While Smith and Hoard had big days, the rest of the Vikings weren't exactly plodding Sunday. Randall Cunningham threw three touchdown passes, and Randy Moss and Carter each had 45-yard catches to set up scores. Moss also caught a TD pass.

But the Cardinals (10-8), who were 15 1/2 point underdogs after beating Dallas last Saturday for their first playoff victory in 51 years, doomed themselves early.

First, the Vikings drove 80 yards on the opening possession for 7-0 lead on Hoard's 1-yard run. Then came two straight poorly thrown passes by Jake Plummer, Arizona's $29.7 million man. Both were intercepted by Robert Griffith, his first since Oct. 5, and Minnesota had a 17-0 lead.

The Vikings never let the Cardinals within 10 points the rest of the way. It was 24-7 at halftime, and 34-14 when Cunningham hit Moss with a 3-yard TD pass, set up by Plummer's fumble, with 1:31 left in the third quarter.

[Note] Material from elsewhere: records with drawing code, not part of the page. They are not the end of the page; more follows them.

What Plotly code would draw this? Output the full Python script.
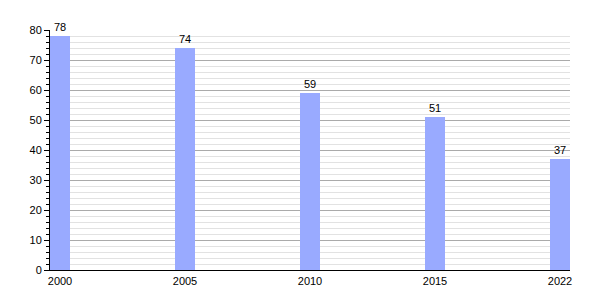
import plotly.graph_objects as go

years = ["2000", "2005", "2010", "2015", "2022"]
values = [78, 74, 59, 51, 37]

fig = go.Figure(go.Bar(
    x=years, y=values,
    width=0.16,
    marker=dict(color="#99aaff", line=dict(width=0)),
    text=[str(v) for v in values],
    textposition="outside",
    textfont=dict(family="Liberation Sans, Arial", size=11, color="black"),
    cliponaxis=False,
))

fig.update_layout(
    template="none",
    width=600, height=300,
    margin=dict(l=50, r=30, t=30, b=30),
    plot_bgcolor="white", paper_bgcolor="white",
    showlegend=False,
    font=dict(family="Liberation Sans, Arial", size=11, color="black"),
    bargap=0,
)
fig.update_xaxes(
    type="category",
    range=[-0.08, 4.08],
    showline=True, linecolor="black", linewidth=1,
    showgrid=False, ticks="", ticklabelstandoff=1,
    tickfont=dict(size=11, color="black"),
)
fig.update_yaxes(
    range=[0, 80], dtick=10,
    showline=True, linecolor="black", linewidth=1,
    showgrid=True, gridcolor="#aaaaaa", gridwidth=1,
    ticks="outside", ticklen=5, tickcolor="black", tickwidth=1,
    zeroline=False,
    minor=dict(dtick=2, showgrid=True, gridcolor="#e2e2e2", gridwidth=1,
               ticks="outside", ticklen=3, tickcolor="black", tickwidth=1),
    tickfont=dict(size=11, color="black"),
)

fig.write_html("out.html")
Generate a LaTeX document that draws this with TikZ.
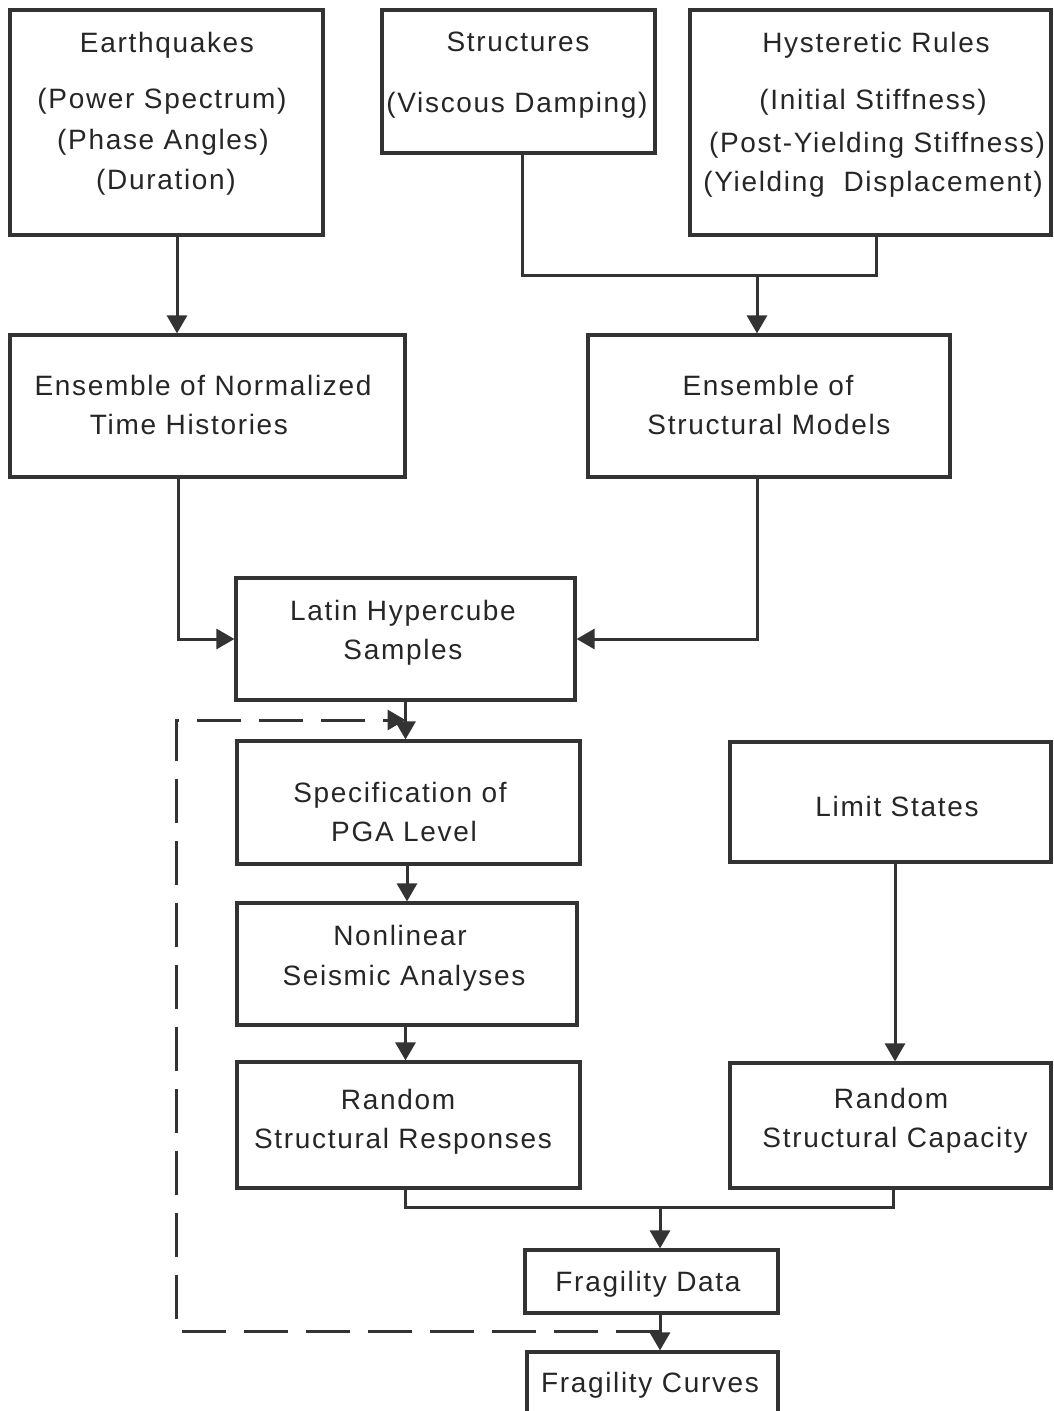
\documentclass[tikz,border=0pt]{standalone}
\usepackage{fontspec}
\setmainfont{Liberation Sans}[LetterSpace=6]
\usetikzlibrary{fit,arrows.meta}
\begin{document}
\begin{tikzpicture}[x=0.5pt,y=-0.5pt,
  box/.style={draw=black!80, line width=1.6pt, inner sep=0pt},
  ln/.style={draw=black!80, line width=1.5pt},
  arr/.style={ln, -{Triangle[length=9pt,width=10pt]}},
  dsh/.style={ln, dash pattern=on 22pt off 9pt, -{Triangle[length=9pt,width=10pt]}},
  txt/.style={font=\fontsize{14}{17}\selectfont, text height=10pt, text depth=0pt, inner sep=0pt, text=black!85}]
\clip (0,0) rectangle (1053,1411);
\fill[white] (0,0) rectangle (1053,1411);
% boxes
\node[box, fit={(10,10)(323,235)}] (eq) {};
\node[box, fit={(382,10)(655,153)}] (st) {};
\node[box, fit={(690,10)(1051,235)}] (hy) {};
\node[box, fit={(10,335)(405,477)}] (ens1) {};
\node[box, fit={(588,335)(950,477)}] (ensm) {};
\node[box, fit={(236,578)(575,700)}] (lhs) {};
\node[box, fit={(237,741)(580,864)}] (spec) {};
\node[box, fit={(237,903)(577,1025)}] (nl) {};
\node[box, fit={(237,1062)(580,1188)}] (rr) {};
\node[box, fit={(730,742)(1051,862)}] (ls) {};
\node[box, fit={(730,1063)(1051,1188)}] (rc) {};
\node[box, fit={(525,1250)(778,1313)}] (fd) {};
\node[box, fit={(527,1352)(778,1440)}] (fc) {};
% texts
\node[txt] (t1) at (167,43) {Earthquakes};
\node[txt] (t2) at (162,99) {(Power Spectrum)};
\node[txt] (t3) at (163,140) {(Phase Angles)};
\node[txt] (t4) at (166,180) {(Duration)};
\node[txt] (t5) at (518,42) {Structures};
\node[txt] (t6) at (517,103) {(Viscous Damping)};
\node[txt] (t7) at (876,43) {Hysteretic Rules};
\node[txt] (t8) at (873,100) {(Initial Stiffness)};
\node[txt] (t9) at (877,143) {(Post-Yielding Stiffness)};
\node[txt] (t10) at (873,182) {(Yielding\ \ Displacement)};
\node[txt] (t11) at (203,386) {Ensemble of Normalized};
\node[txt] (t12) at (189,425) {Time Histories};
\node[txt] (t13) at (768,386) {Ensemble of};
\node[txt] (t14) at (769,425) {Structural Models};
\node[txt] (t15) at (403,610) {Latin Hypercube};
\node[txt] (t16) at (403,649) {Samples};
\node[txt] (t17) at (400,792) {Specification of};
\node[txt] (t18) at (404,831) {PGA Level};
\node[txt] (t19) at (400,935) {Nonlinear};
\node[txt] (t20) at (404,975) {Seismic Analyses};
\node[txt] (t21) at (398,1099) {Random};
\node[txt] (t22) at (403,1138) {Structural Responses};
\node[txt] (t23) at (897,806) {Limit States};
\node[txt] (t24) at (891,1098) {Random};
\node[txt] (t25) at (895,1137) {Structural Capacity};
\node[txt] (t26) at (648,1281) {Fragility Data};
\node[txt] (t27) at (650,1382) {Fragility Curves};
% connectors
\draw[arr] ([xshift=5.25pt]eq.south) -- ([xshift=5.25pt]eq.south |- ens1.north);
\coordinate (j1) at (757,276);
\draw[ln] ([xshift=1.75pt]st.south) |- (j1) -| ([xshift=2.75pt]hy.south);
\draw[arr] (j1) -- (j1 |- ensm.north);
\draw[arr] ([xshift=-14.75pt]ens1.south) |- (lhs.west);
\draw[arr] ([xshift=-6pt]ensm.south) |- (lhs.east);
\draw[arr] (lhs.south) -- (lhs.south |- spec.north);
\draw[arr] (spec.south -| nl.north) -- (nl.north);
\draw[arr] (nl.south -| lhs.south) -- (rr.north -| lhs.south);
\draw[arr] ([xshift=2.25pt]ls.south) -- ([xshift=2.25pt]ls.south |- rc.north);
\coordinate (j2) at (660,1207);
\draw[ln] (rr.south -| lhs.south) |- (j2) -| ([xshift=1.25pt]rc.south);
\draw[arr] (j2) -- (j2 |- fd.north);
\draw[arr] (fd.south -| j2) -- (fc.north -| j2);
\coordinate (j3) at (660,1331);
\coordinate (d2) at (176,720);
\draw[dsh] (j3) -| (d2) -- (d2 -| lhs.south);
\end{tikzpicture}
\end{document}
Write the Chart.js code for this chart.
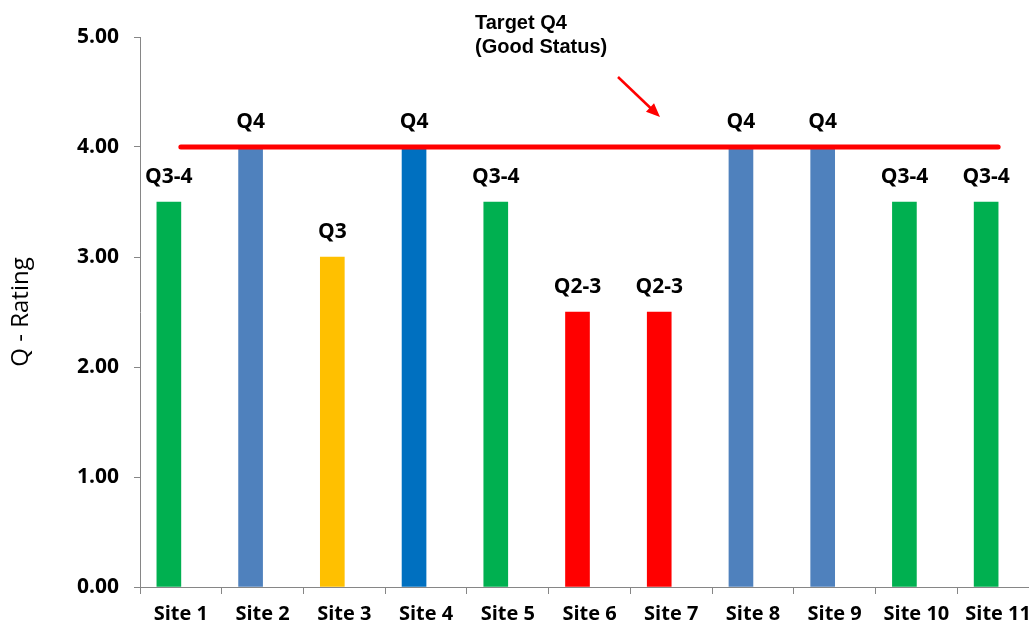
<!DOCTYPE html>
<html>
<head>
<meta charset="utf-8">
<script src="https://cdn.jsdelivr.net/npm/chart.js@4.4.1/dist/chart.umd.min.js"></script>
<style>
  html, body { margin: 0; padding: 0; background: #fff; overflow: hidden; }
  #wrap { width: 1029px; height: 629px; overflow: hidden; }
</style>
</head>
<body>
<div id="wrap">
  <canvas id="qChart" width="1050" height="629"></canvas>
</div>
<script>
// サイトごとの Q-Rating
const sites = ['Site 1', 'Site 2', 'Site 3', 'Site 4', 'Site 5', 'Site 6', 'Site 7', 'Site 8', 'Site 9', 'Site 10', 'Site 11'];
const ratings = [3.5, 4, 3, 4, 3.5, 2.5, 2.5, 4, 4, 3.5, 3.5];
const ratingLabels = ['Q3-4', 'Q4', 'Q3', 'Q4', 'Q3-4', 'Q2-3', 'Q2-3', 'Q4', 'Q4', 'Q3-4', 'Q3-4'];
const barColors = ['#00B050', '#4F81BD', '#FFC000', '#0070C0', '#00B050', '#FF0000', '#FF0000', '#4F81BD', '#4F81BD', '#00B050', '#00B050'];
const targetValue = 4;
const targetLine = sites.map(() => targetValue);
// 空の系列（Excel と同じく棒を少し左に寄せるため）
const emptySeries = sites.map(() => null);
const yTicks = [0, 1, 2, 3, 4, 5];

const axisGrey = '#868686';

// 棒の上のラベル
const barLabelPlugin = {
    id: 'barLabels',
    afterDatasetsDraw(chart) {
        const ctx = chart.ctx;
        const meta = chart.getDatasetMeta(1);
        ctx.save();
        ctx.font = 'bold 21px "Open Sans"';
        ctx.fillStyle = '#000';
        ctx.textAlign = 'center';
        ctx.textBaseline = 'alphabetic';
        meta.data.forEach((bar, i) => {
            ctx.fillText(ratingLabels[i], bar.x, bar.y - 19);
        });
        ctx.restore();
    }
};

// 目標の注記と矢印
const targetNotePlugin = {
    id: 'targetNote',
    afterDraw(chart) {
        const ctx = chart.ctx;
        ctx.save();
        ctx.fillStyle = '#000';
        ctx.font = 'bold 20px "Liberation Sans"';
        ctx.textAlign = 'left';
        ctx.textBaseline = 'alphabetic';
        ctx.fillText('Target Q4', 475, 29);
        ctx.fillText('(Good Status)', 475, 53);

        const x1 = 618, y1 = 77, x2 = 660, y2 = 117;
        const ang = Math.atan2(y2 - y1, x2 - x1);
        const head = 15;
        ctx.strokeStyle = '#FF0000';
        ctx.fillStyle = '#FF0000';
        ctx.lineWidth = 2.5;
        ctx.beginPath();
        ctx.moveTo(x1, y1);
        ctx.lineTo(x2 - head * 0.8 * Math.cos(ang), y2 - head * 0.8 * Math.sin(ang));
        ctx.stroke();
        ctx.beginPath();
        ctx.moveTo(x2, y2);
        ctx.lineTo(x2 - head * Math.cos(ang - 0.4), y2 - head * Math.sin(ang - 0.4));
        ctx.lineTo(x2 - head * Math.cos(ang + 0.4), y2 - head * Math.sin(ang + 0.4));
        ctx.closePath();
        ctx.fill();
        ctx.restore();
    }
};

const ctx = document.getElementById('qChart').getContext('2d');
new Chart(ctx, {
    data: {
        labels: sites,
        datasets: [{
            type: 'line',
            label: 'Target',
            data: targetLine,
            borderColor: '#FF0000',
            borderWidth: 5,
            borderCapStyle: 'round',
            pointRadius: 0,
            fill: false,
            order: 0
        }, {
            type: 'bar',
            label: 'Q - Rating',
            data: ratings,
            backgroundColor: barColors,
            borderWidth: 0,
            barThickness: 24,
            order: 1
        }, {
            type: 'bar',
            label: '',
            data: emptySeries,
            barThickness: 24,
            order: 2
        }]
    },
    plugins: [barLabelPlugin, targetNotePlugin],
    options: {
        responsive: false,
        animation: false,
        layout: {
            padding: { top: 37, right: 11, left: 0, bottom: 0 }
        },
        scales: {
            x: {
                grid: {
                    display: true,
                    drawOnChartArea: false,
                    drawTicks: true,
                    tickLength: 7,
                    color: axisGrey,
                    offset: true
                },
                border: { display: true, color: axisGrey, width: 1 },
                ticks: {
                    color: '#000',
                    padding: 8,
                    maxRotation: 0,
                    font: { family: 'Open Sans', size: 20, weight: 'bold' }
                },
                afterFit(scale) { scale.height = 42; }
            },
            y: {
                min: 0,
                max: 5,
                afterBuildTicks(scale) {
                    scale.ticks = yTicks.map(v => ({ value: v }));
                },
                grid: {
                    display: true,
                    drawOnChartArea: false,
                    drawTicks: true,
                    tickLength: 6,
                    color: axisGrey
                },
                border: { display: true, color: axisGrey, width: 1 },
                ticks: {
                    color: '#000',
                    padding: 15,
                    font: { family: 'Open Sans', size: 21, weight: 'bold' },
                    callback: v => Number(v).toFixed(2)
                },
                title: {
                    display: true,
                    text: 'Q - Rating',
                    color: '#000',
                    padding: { top: 7, bottom: 0 },
                    font: { family: 'Open Sans', size: 24, weight: '500' }
                },
                afterFit(scale) { scale.width = 140; }
            }
        },
        plugins: {
            legend: { display: false },
            tooltip: { enabled: false }
        }
    }
});
</script>
</body>
</html>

It was a predictable end to the Cardinals' best season since 1975, when they were in St. Louis and finished 11-3 before a first-round playoff loss. No one expected them to seriously challenge the Vikings, and, with the exception of a few moments, they didn't.

The Vikings led just 7-0 when Aeneas Williams intercepted a Cunningham pass in the end zone and returned it 42 yards. But Griffith's first interception quickly gave the ball back to Minnesota.

Down 17-0, the Cardinals got a break when linebacker Dwayne Rudd was called for roughing Plummer on a fourth-and-goal incompletion late in the second quarter. That set up the first of Mario Bates' team playoff record three TDs (all on 1-yard runs).

But as they have done so many times, the Vikings answered quickly. They gained 45 on the ensuing drive, which Hoard finished with a 16-yard catch to make it 24-7 at the half.

Now the Falcons will have to face Minnesota and its rowdy fans.